In terms of dollar value, Williams says the loss at the printery amounted to approximately half a million dollars while the meat mart, which also lost five large deep freezers, had losses running into multimillions.
“Mentally, it’s draining. It’s really stressing to think about. For me, I can speak definitely for me, because where I started, I started just like a year ago, and I got loans to start the business, and seeing that I lost so many things then I found myself in a place [where] I can’t pay back that loan but yet still I have to start again. So that drains you mentally.”
Williams heaved a deep sigh as she told The Sunday Gleaner how close the young business people came to giving up.
“Where physically is concerned, there were days when we come want to clean up, and when we see the state of the place, we just go back home because that’s just it. You come and you say alright, I am going to move this from here to here, and you move this, and when you look around and see the amount of work that is here, the mind, the stress that is on the mind cause you to just go home without even doing a thing. There are days when you come and you just go back home.”
Both businesses, which had been enjoying booming sales as they offered goods and services that residents previously had to travel miles to access, reopened in January with the meat mart, in particular, missing the economic uptick that usually comes as Jamaicans stock up on meat and other food supplies for the traditional Christmas dinner.
Williams credits her faith and the knowledge that Cave Valley residents depend on them for the strength to continue going in the face of such devastation and mounting financial losses.
Metres away, Annmarie Rose, who operates Rose’s Auto Parts and Accessories, smiled with the Sunday Gleaner team last Wednesday but vividly recalled how floodwaters ran through her store, destroying her stock.
“It was so disastrous, it was so terrible, but we fight back, pick up the broken pieces, you know, and we have to start all over again. In the midst of it, we have to give thanks.”
Rose told The Sunday Gleaner that she was able to resume business days before Christmas Day but admits that her sales were nothing compared to previous Christmas holidays, and they are still not at the level she was before the hurricane hit.

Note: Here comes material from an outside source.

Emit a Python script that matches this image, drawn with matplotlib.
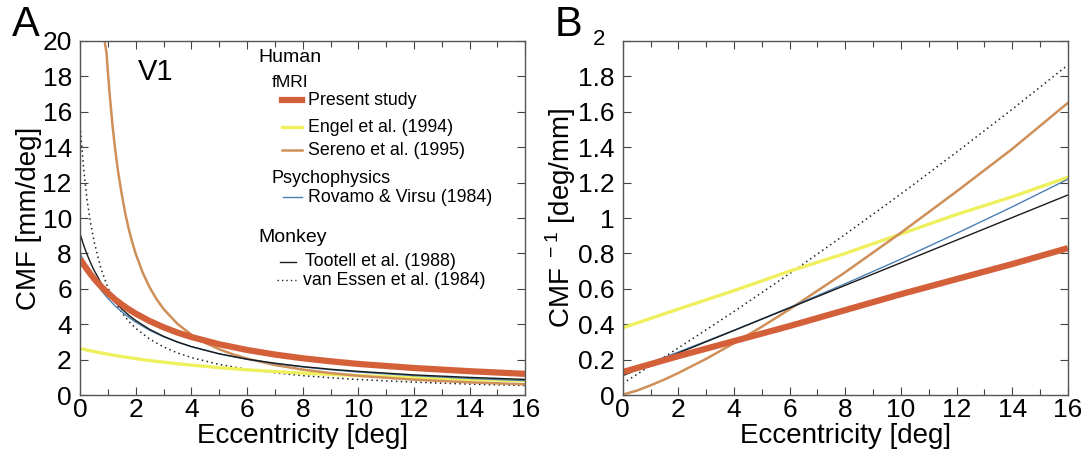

She has not yet put a total dollar value on her losses.
Hurricane Melissa tore off the roof of the market and the adjoining public-transportation centre, resulting in vendors not returning in full as they have to battle sun and rain.
Taxi operators now park on the streets, obstructing traffic entering the town’s lone gas station even as the police try to maintain order.
But taxi operator Lynsford Dussard insisted that staying in the park at the mercy of the elements was not an option.
“Because the park nuh convenient. We need a proper, convenient place fi di park because we need shelter for the customers dem so that dem able to shelter when rain fall. We nuh have nuh shelter. We need shelter. The police dem a complain seh wi out here suh, [but] wi cannot guh inna di park without wi have a proper park. So now wi sometimes get ticketed by the police for parking out here. But wi manage to explain to them, and they say we can park out here for now, for the time being, but we don’t know how long, and we have no idea how long the parish council will take to fix the park.”
The Sunday Gleaner spoke with Alesha, who works at Willis Gas Station, which was covered by water that damaged critical equipment and left goods unsalvageable.
“We coping. One of the pumps still not working, so one pump alone working, and we had to replace another one. We got back light but still no Internet. Believe mi, it was terrible. I stayed at home and look down on the town and all I could see was water.”
Using Category 4 Hurricane Ivan in 2004 as her reference, Alesha told The Sunday Gleaner that the height the water from Melissa reached was devastating.
“The town just start pulling back together. Many people, yes, in the community are still out of homes, and stuff. They are staying with relatives, and stuff, but the business side is coming. It’s rebuilding slowly, but it’s coming back together.”